§ **Given exercise**: Nothing but the lines from the top of the data to the line holding "1.0, 1.05, 1.1];" should be printed, word for word and both ends included; leave the pictures out.

§ **Data shown**:
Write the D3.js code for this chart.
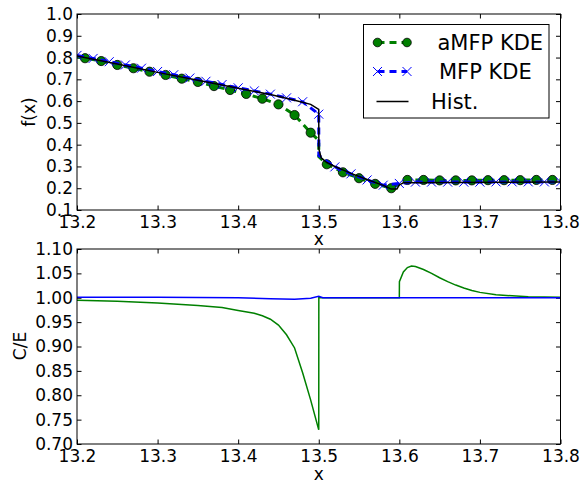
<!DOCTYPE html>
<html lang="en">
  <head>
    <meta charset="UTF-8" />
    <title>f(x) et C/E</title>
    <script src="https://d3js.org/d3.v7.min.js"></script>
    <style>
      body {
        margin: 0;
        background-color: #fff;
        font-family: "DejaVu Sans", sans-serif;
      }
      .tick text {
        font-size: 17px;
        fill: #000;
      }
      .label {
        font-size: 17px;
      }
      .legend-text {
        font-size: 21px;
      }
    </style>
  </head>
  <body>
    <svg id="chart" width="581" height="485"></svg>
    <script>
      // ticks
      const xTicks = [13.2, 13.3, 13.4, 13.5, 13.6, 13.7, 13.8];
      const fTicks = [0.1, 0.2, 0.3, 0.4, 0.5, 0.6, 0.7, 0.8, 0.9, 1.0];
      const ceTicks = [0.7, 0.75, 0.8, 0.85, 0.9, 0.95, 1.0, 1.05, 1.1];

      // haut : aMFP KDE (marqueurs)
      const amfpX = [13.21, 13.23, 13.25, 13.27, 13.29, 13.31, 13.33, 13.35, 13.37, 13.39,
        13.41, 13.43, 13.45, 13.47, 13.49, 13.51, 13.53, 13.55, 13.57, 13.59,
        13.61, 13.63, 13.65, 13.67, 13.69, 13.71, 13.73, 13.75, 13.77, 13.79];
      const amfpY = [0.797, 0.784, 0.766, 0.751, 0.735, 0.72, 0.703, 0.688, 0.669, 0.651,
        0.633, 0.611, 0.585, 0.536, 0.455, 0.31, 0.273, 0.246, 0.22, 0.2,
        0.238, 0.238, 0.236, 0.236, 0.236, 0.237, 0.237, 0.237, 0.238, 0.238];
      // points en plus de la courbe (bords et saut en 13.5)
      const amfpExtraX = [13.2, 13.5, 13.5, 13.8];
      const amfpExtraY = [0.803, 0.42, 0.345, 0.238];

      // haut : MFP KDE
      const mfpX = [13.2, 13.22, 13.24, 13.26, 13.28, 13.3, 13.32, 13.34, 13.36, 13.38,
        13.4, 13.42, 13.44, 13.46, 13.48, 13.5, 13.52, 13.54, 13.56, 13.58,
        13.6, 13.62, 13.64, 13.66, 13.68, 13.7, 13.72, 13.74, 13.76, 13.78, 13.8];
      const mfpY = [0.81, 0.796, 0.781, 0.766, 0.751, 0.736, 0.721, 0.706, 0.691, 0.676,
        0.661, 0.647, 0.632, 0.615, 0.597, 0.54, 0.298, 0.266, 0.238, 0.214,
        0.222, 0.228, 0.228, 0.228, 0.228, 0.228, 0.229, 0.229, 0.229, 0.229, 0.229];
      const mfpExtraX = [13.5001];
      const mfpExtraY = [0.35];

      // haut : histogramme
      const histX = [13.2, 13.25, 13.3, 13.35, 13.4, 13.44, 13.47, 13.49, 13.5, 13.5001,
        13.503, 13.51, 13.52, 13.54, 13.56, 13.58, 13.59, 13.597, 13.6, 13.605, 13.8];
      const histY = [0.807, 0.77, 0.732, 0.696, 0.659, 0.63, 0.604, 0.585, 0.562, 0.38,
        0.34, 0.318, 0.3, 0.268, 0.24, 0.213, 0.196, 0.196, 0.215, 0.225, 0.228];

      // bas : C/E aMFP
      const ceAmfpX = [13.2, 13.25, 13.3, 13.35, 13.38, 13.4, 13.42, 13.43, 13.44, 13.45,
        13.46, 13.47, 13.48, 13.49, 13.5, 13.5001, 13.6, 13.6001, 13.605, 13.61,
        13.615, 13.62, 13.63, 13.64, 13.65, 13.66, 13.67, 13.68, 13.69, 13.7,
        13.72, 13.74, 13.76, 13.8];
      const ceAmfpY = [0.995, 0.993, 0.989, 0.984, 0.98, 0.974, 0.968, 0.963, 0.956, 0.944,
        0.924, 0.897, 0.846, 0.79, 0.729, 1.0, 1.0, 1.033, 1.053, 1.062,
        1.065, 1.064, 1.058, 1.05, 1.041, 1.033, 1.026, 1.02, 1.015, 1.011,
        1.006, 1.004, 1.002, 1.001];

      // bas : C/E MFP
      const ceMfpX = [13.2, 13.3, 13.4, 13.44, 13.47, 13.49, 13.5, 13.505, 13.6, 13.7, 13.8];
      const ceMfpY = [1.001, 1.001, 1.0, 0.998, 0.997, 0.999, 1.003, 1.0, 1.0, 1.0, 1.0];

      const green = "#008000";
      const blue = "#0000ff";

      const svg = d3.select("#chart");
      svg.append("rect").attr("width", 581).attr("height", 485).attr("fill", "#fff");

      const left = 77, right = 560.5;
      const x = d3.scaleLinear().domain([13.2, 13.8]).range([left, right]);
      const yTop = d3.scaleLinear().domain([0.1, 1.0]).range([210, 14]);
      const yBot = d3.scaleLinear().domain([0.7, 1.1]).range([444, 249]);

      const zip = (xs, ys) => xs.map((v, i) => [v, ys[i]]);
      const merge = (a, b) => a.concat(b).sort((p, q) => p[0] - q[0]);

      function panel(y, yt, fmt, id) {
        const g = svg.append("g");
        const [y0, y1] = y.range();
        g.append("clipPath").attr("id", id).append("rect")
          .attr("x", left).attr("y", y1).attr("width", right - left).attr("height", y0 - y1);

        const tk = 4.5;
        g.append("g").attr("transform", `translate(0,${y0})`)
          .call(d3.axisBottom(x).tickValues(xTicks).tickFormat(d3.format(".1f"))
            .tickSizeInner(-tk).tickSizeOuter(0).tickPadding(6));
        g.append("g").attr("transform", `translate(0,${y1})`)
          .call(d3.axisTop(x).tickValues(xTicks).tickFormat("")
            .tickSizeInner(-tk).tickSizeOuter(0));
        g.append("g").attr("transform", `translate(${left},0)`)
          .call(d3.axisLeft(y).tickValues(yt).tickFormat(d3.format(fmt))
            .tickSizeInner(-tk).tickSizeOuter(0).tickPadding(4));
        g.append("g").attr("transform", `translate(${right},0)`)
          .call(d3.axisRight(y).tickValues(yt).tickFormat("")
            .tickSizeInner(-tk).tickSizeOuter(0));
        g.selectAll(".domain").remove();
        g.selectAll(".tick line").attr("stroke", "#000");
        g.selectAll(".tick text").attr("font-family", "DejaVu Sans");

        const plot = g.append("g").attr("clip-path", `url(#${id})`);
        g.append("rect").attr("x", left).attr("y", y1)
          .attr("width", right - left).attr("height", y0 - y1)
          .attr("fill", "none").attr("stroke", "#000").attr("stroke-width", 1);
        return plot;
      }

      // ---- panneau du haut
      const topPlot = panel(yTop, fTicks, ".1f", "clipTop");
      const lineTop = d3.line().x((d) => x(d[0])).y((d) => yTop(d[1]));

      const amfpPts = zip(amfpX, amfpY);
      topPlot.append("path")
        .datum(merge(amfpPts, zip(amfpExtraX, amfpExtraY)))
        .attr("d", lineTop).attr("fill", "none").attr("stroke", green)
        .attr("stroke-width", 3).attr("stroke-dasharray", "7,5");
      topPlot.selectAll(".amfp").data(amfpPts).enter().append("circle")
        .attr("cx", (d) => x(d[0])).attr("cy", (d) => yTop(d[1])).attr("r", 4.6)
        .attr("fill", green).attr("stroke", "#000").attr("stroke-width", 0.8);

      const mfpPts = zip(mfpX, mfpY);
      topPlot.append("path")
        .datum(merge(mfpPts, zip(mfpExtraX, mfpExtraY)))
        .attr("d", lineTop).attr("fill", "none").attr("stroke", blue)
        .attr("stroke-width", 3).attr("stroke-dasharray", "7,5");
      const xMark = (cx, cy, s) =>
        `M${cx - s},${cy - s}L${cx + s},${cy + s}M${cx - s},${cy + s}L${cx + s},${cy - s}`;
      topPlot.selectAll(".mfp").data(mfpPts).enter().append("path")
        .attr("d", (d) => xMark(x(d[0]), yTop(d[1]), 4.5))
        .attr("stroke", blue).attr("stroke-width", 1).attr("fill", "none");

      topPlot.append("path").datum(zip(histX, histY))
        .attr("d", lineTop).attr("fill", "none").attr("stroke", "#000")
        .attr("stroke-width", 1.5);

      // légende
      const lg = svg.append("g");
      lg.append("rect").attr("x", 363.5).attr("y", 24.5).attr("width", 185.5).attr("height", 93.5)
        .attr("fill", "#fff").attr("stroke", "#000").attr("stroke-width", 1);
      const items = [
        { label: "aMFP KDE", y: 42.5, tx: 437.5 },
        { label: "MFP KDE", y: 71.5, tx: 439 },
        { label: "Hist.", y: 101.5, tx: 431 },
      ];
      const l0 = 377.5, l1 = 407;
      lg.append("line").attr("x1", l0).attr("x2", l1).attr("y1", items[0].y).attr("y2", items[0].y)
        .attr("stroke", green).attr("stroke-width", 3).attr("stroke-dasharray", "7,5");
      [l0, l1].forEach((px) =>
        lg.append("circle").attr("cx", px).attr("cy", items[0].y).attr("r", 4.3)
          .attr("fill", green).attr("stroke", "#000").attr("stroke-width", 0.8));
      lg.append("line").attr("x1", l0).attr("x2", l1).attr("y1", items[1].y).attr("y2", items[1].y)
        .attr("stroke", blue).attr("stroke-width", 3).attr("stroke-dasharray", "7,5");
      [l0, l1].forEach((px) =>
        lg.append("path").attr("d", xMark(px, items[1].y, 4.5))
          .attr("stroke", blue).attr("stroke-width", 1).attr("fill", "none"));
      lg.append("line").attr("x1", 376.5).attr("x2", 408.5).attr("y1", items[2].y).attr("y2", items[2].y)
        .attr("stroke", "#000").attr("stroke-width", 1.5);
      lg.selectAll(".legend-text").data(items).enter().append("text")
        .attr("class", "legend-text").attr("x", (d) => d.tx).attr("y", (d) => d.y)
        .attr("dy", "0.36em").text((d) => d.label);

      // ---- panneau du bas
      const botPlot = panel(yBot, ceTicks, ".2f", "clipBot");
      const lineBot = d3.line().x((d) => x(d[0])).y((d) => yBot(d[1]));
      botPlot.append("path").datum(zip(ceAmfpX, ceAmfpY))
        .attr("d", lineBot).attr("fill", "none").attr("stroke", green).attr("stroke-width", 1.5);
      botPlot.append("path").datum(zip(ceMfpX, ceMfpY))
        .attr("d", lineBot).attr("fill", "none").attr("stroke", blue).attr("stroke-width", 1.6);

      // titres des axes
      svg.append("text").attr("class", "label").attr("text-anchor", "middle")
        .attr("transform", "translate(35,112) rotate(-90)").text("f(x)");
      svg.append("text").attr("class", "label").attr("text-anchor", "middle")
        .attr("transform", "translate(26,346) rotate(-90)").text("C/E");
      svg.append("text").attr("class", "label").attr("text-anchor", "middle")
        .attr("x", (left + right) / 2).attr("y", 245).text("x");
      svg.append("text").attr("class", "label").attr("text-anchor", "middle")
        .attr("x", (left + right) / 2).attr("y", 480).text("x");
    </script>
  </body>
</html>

§ **The completed task**:
Write the D3.js code for this chart.
<!DOCTYPE html>
<html lang="en">
  <head>
    <meta charset="UTF-8" />
    <title>f(x) et C/E</title>
    <script src="https://d3js.org/d3.v7.min.js"></script>
    <style>
      body {
        margin: 0;
        background-color: #fff;
        font-family: "DejaVu Sans", sans-serif;
      }
      .tick text {
        font-size: 17px;
        fill: #000;
      }
      .label {
        font-size: 17px;
      }
      .legend-text {
        font-size: 21px;
      }
    </style>
  </head>
  <body>
    <svg id="chart" width="581" height="485"></svg>
    <script>
      // ticks
      const xTicks = [13.2, 13.3, 13.4, 13.5, 13.6, 13.7, 13.8];
      const fTicks = [0.1, 0.2, 0.3, 0.4, 0.5, 0.6, 0.7, 0.8, 0.9, 1.0];
      const ceTicks = [0.7, 0.75, 0.8, 0.85, 0.9, 0.95, 1.0, 1.05, 1.1];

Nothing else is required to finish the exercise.